Dr Katy Hayward from QUB’s Mitchell Institute responded to the O’Rourke’s address by providing the Northern Ireland context around anti-globalisation and how it affected attitudes towards leaving the EU and the value of immigration.

She reminded the audience about the correlation between religious, national and political identity, as well as constitutional preference, with how people voted in the EU Referendum to remain or leave.

There was a reminder of the considerable convergence and coalescence of Northern Ireland political opinion – or common ground – around Brexit threats, right up to the point they diverged when the constitutional question came to the fore.

Using a Lord Ashcroft poll, she demonstrated the constitutional crisis with GB Tory supporters overwhelmingly preferring to leave the EU customs union rather than avoiding creating a hard border between NI and ROI.

Three quarters of GB Tory-supporting Leave voters would put leaving the EU above keeping the four nation Union intact.

Hayward grouped the myriad of possible options into three scenarios:

  • No Brexit – with flux (eg, General Election) now, but longer term stability;
  • Withdrawal Agreement – stability now, but longer term flux; and
  • No Deal (chaos followed by flux).

She said that no matter how people voted in the EU referendum, they are faced with flux.
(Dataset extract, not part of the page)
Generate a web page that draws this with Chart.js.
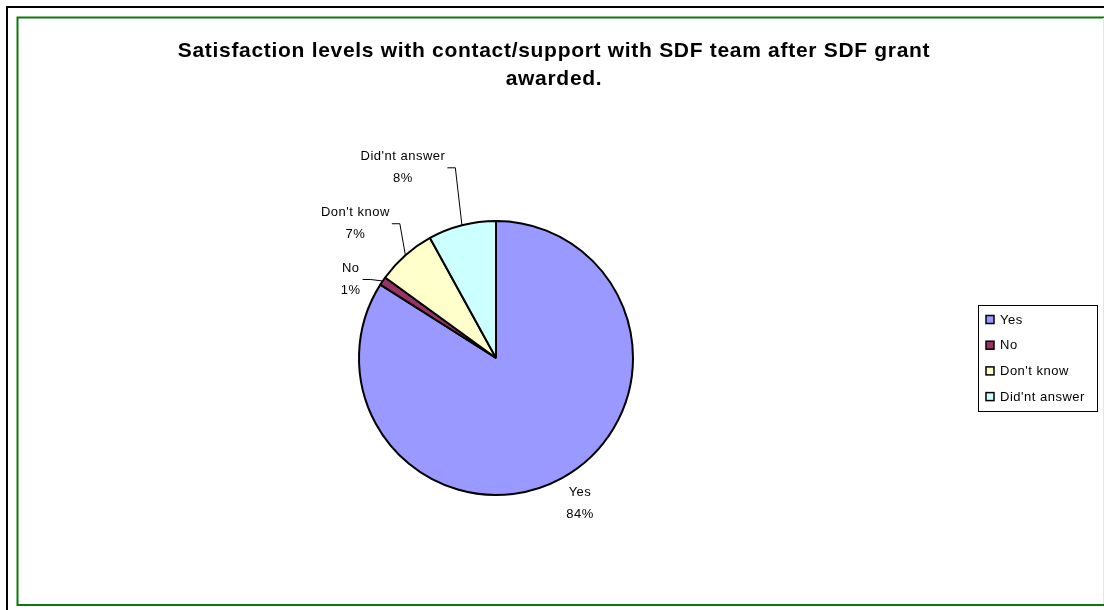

During the Q&A chaired by the BBC business journalist Clodagh Rice, NERI’s director Dr Tom Healy recalled that just a week ago, Theresa May had stood in the lecture venue, QUB’s Canada Room. She might have preferred to be back rather than awaiting her party MPs’ votes in Westminster.

May probably has no time to think how historians will view her 50 years from now However, is she aware of her party’s long perturbational history of trading with other European nations? And is she cognisant of the changing attitude towards globalisation that may be driving how the public – and MPs – will vote in coming weeks and months?